Whole fusion-fission process with Langevin approach and compared with analytical solution for barrier passage

TL;DR

This paper models the entire fusion-fission process using a Langevin approach, deriving an analytical expression for barrier crossing probability that accounts for metastable potential effects, and compares it with simulations.

Contribution

It introduces an approximate analytical expression for the modified barrier crossing probability considering reflection boundary effects, validated by Langevin simulations.

Findings

Passing probability is non-monotonous over time.

Maximum passing probability is less than stationary value.
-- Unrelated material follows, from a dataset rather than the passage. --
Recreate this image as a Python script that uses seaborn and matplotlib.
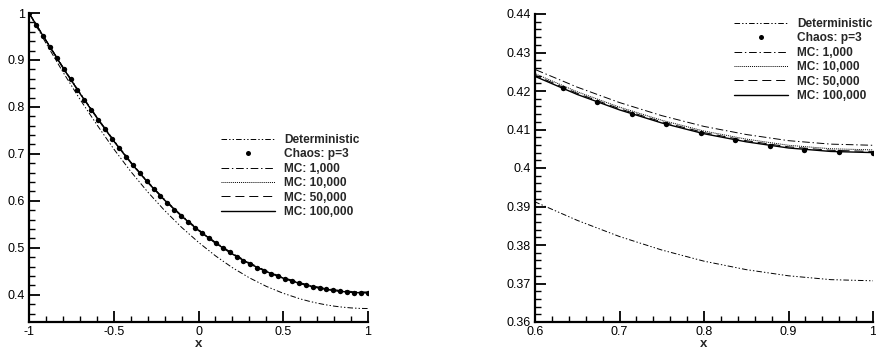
import numpy as np
import pandas as pd
import matplotlib
matplotlib.use("Agg")
import matplotlib.pyplot as plt
from matplotlib.lines import Line2D
from matplotlib.ticker import MultipleLocator, FuncFormatter
import seaborn as sns

# ---------------- data ----------------
x_line = [-1.0, -0.9, -0.8, -0.7, -0.6, -0.5, -0.4, -0.3, -0.2, -0.1, 0.0,
          0.1, 0.2, 0.3, 0.4, 0.5, 0.6, 0.65, 0.7, 0.75, 0.8, 0.85, 0.9, 0.95, 1.0]

deterministic = [1.0, 0.9357, 0.8745, 0.8166, 0.7624, 0.7105, 0.6627, 0.6191, 0.5795,
                 0.5437, 0.5117, 0.4829, 0.4577, 0.4361, 0.4179, 0.4031, 0.3912, 0.3864,
                 0.3822, 0.3787, 0.3758, 0.3736, 0.3720, 0.3710, 0.3707]
mc_1000 = [1.0, 0.9425, 0.8852, 0.8305, 0.7788, 0.7291, 0.6831, 0.6412, 0.6031, 0.5692,
           0.5388, 0.5119, 0.4884, 0.4680, 0.4510, 0.4369, 0.4256, 0.4210, 0.4170, 0.4136,
           0.4108, 0.4087, 0.4071, 0.4062, 0.4059]
mc_10000 = [1.0, 0.9416, 0.8840, 0.8294, 0.7777, 0.7280, 0.6820, 0.6401, 0.6020, 0.5681,
            0.5377, 0.5108, 0.4873, 0.4669, 0.4499, 0.4358, 0.4245, 0.4198, 0.4158, 0.4124,
            0.4096, 0.4075, 0.4059, 0.4050, 0.4047]
mc_50000 = [1.0, 0.9413, 0.8837, 0.8290, 0.7773, 0.7276, 0.6816, 0.6397, 0.6016, 0.5677,
            0.5373, 0.5104, 0.4869, 0.4665, 0.4495, 0.4354, 0.4241, 0.4194, 0.4154, 0.4120,
            0.4092, 0.4071, 0.4055, 0.4046, 0.4043]
mc_100000 = [1.0, 0.9412, 0.8835, 0.8288, 0.7770, 0.7273, 0.6813, 0.6394, 0.6013, 0.5674,
             0.5370, 0.5101, 0.4866, 0.4662, 0.4492, 0.4351, 0.4238, 0.4191, 0.4151, 0.4117,
             0.4089, 0.4068, 0.4052, 0.4043, 0.4040]

x_chaos = np.linspace(-1.0, 1.0, 50)
chaos = [1.0, 0.9755, 0.9518, 0.9279, 0.9043, 0.8812, 0.8585, 0.8364, 0.8147, 0.7935,
         0.7728, 0.7521, 0.7322, 0.7128, 0.6941, 0.6760, 0.6586, 0.6419, 0.6257, 0.6103,
         0.5955, 0.5814, 0.5680, 0.5552, 0.5429, 0.5312, 0.5201, 0.5096, 0.4996, 0.4902,
         0.4813, 0.4729, 0.4651, 0.4579, 0.4511, 0.4449, 0.4391, 0.4338, 0.4290, 0.4246,
         0.4207, 0.4171, 0.4141, 0.4114, 0.4091, 0.4073, 0.4058, 0.4048, 0.4042, 0.4040]

series_names = ["Deterministic", "MC: 1,000", "MC: 10,000", "MC: 50,000", "MC: 100,000"]
series_vals = [deterministic, mc_1000, mc_10000, mc_50000, mc_100000]
chaos_label = "Chaos: p=3"
legend_order = ["Deterministic", chaos_label, "MC: 1,000", "MC: 10,000",
                "MC: 50,000", "MC: 100,000"]

left_xticks = [-1, -0.5, 0, 0.5, 1]
left_yticks = [0.4, 0.5, 0.6, 0.7, 0.8, 0.9, 1.0]
right_xticks = [0.6, 0.7, 0.8, 0.9, 1.0]
right_yticks = [0.36, 0.37, 0.38, 0.39, 0.40, 0.41, 0.42, 0.43, 0.44]

# ---------------- style ----------------
sns.set_style("ticks")
plt.rcParams["font.family"] = ["Liberation Sans", "DejaVu Sans"]
plt.rcParams["lines.scale_dashes"] = False

dash_map = {
    "Deterministic": (4, 1.5, 1, 1.5, 1, 1.5),
    "MC: 1,000": (5.5, 2, 1, 2),
    "MC: 10,000": (0.7, 0.7),
    "MC: 50,000": (6.5, 3.5),
    "MC: 100,000": "",
}
width_map = {
    "Deterministic": 0.7,
    "MC: 1,000": 0.7,
    "MC: 10,000": 0.7,
    "MC: 50,000": 0.7,
    "MC: 100,000": 1.0,
}
palette = {n: "black" for n in series_names}

df = pd.DataFrame({
    "x": np.tile(x_line, len(series_names)),
    "y": np.concatenate([np.asarray(v) for v in series_vals]),
    "series": np.repeat(series_names, len(x_line)),
})
df_chaos = pd.DataFrame({"x": x_chaos, "y": chaos})

fig = plt.figure(figsize=(8.76, 3.51), dpi=100)
axL = fig.add_axes([29 / 876, 1 - 322 / 351, 339 / 876, 309 / 351])
axR = fig.add_axes([535 / 876, 1 - 322 / 351, 338 / 876, 308 / 351])

fmt = FuncFormatter(lambda v, p: f"{v:g}")

for ax in (axL, axR):
    sns.lineplot(data=df, x="x", y="y", hue="series", style="series", size="series",
                 palette=palette, dashes=dash_map, sizes=width_map,
                 hue_order=series_names, style_order=series_names, size_order=series_names,
                 estimator=None, sort=True, legend=False, ax=ax)
    sns.scatterplot(data=df_chaos, x="x", y="y", color="black", s=15,
                    linewidth=0, legend=False, ax=ax, zorder=3)
    for side in ("top", "right"):
        ax.spines[side].set_visible(False)
    for side in ("left", "bottom"):
        ax.spines[side].set_linewidth(1.6)
        ax.spines[side].set_color("black")
    ax.tick_params(which="major", direction="in", length=8, width=1.3,
                   labelsize=9, colors="black", bottom=True, left=True,
                   top=False, right=False, pad=3)
    ax.tick_params(which="minor", direction="in", length=4, width=1.0,
                   colors="black", bottom=True, left=True, top=False, right=False)
    ax.xaxis.set_major_formatter(fmt)
    ax.yaxis.set_major_formatter(fmt)
    ax.set_xlabel("x", fontweight="bold", fontsize=9.5, labelpad=0)
    ax.set_ylabel("")
    ax.set_facecolor("white")

axL.set_xlim(-1, 1)
axL.set_ylim(0.342, 1.0)
axL.set_xticks(left_xticks)
axL.set_yticks(left_yticks)
axL.xaxis.set_minor_locator(MultipleLocator(0.1))
axL.yaxis.set_minor_locator(MultipleLocator(0.02))

axR.set_xlim(0.6, 1.0)
axR.set_ylim(0.36, 0.44)
axR.set_xticks(right_xticks)
axR.set_yticks(right_yticks)
axR.xaxis.set_minor_locator(MultipleLocator(0.02))
axR.yaxis.set_minor_locator(MultipleLocator(0.002))


def make_handles():
    hs = []
    for lab in legend_order:
        if lab == chaos_label:
            hs.append(Line2D([], [], ls="none", marker="o", ms=3.6, color="black",
                             markeredgewidth=0))
        else:
            d = dash_map[lab]
            ls = "-" if d == "" else (0, d)
            hs.append(Line2D([], [], color="black", lw=width_map[lab], ls=ls))
    return hs


leg_kw = dict(loc="upper left", bbox_transform=fig.transFigure, frameon=False,
              handlelength=4.5, handletextpad=0.8, labelspacing=0.2, borderpad=0,
              borderaxespad=0, prop=dict(weight="bold", size=8.6))
axL.legend(make_handles(), legend_order, bbox_to_anchor=(221 / 876, 1 - 134 / 351), **leg_kw)
axR.legend(make_handles(), legend_order, bbox_to_anchor=(734 / 876, 1 - 18 / 351), **leg_kw)

fig.savefig("out.png", dpi=100, facecolor="white")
Analytical results agree with Langevin Monte-Carlo simulations.

Abstract

We investigate time-dependent probability for a Brownian particle passing over the barrier to stay at a metastable potential pocket against escaping over the barrier. This is related to whole fusion-fission dynamical process and can be called the reverse Kramers problem. By the passing probability over the saddle point of inverse harmonic potential multiplying the exponential decay factor of a particle in the metastable potential, we present an approximate expression for the modified passing probability over the barrier, in which the effect of reflection boundary of potential is taken into account. Our analytical result and Langevin Monte-Carlo simulation show that the probability passing and against escaping over the barrier is a non-monotonous function of time and its maximal value is less than the stationary result of passing probability over the saddle point of inverse harmonic potential.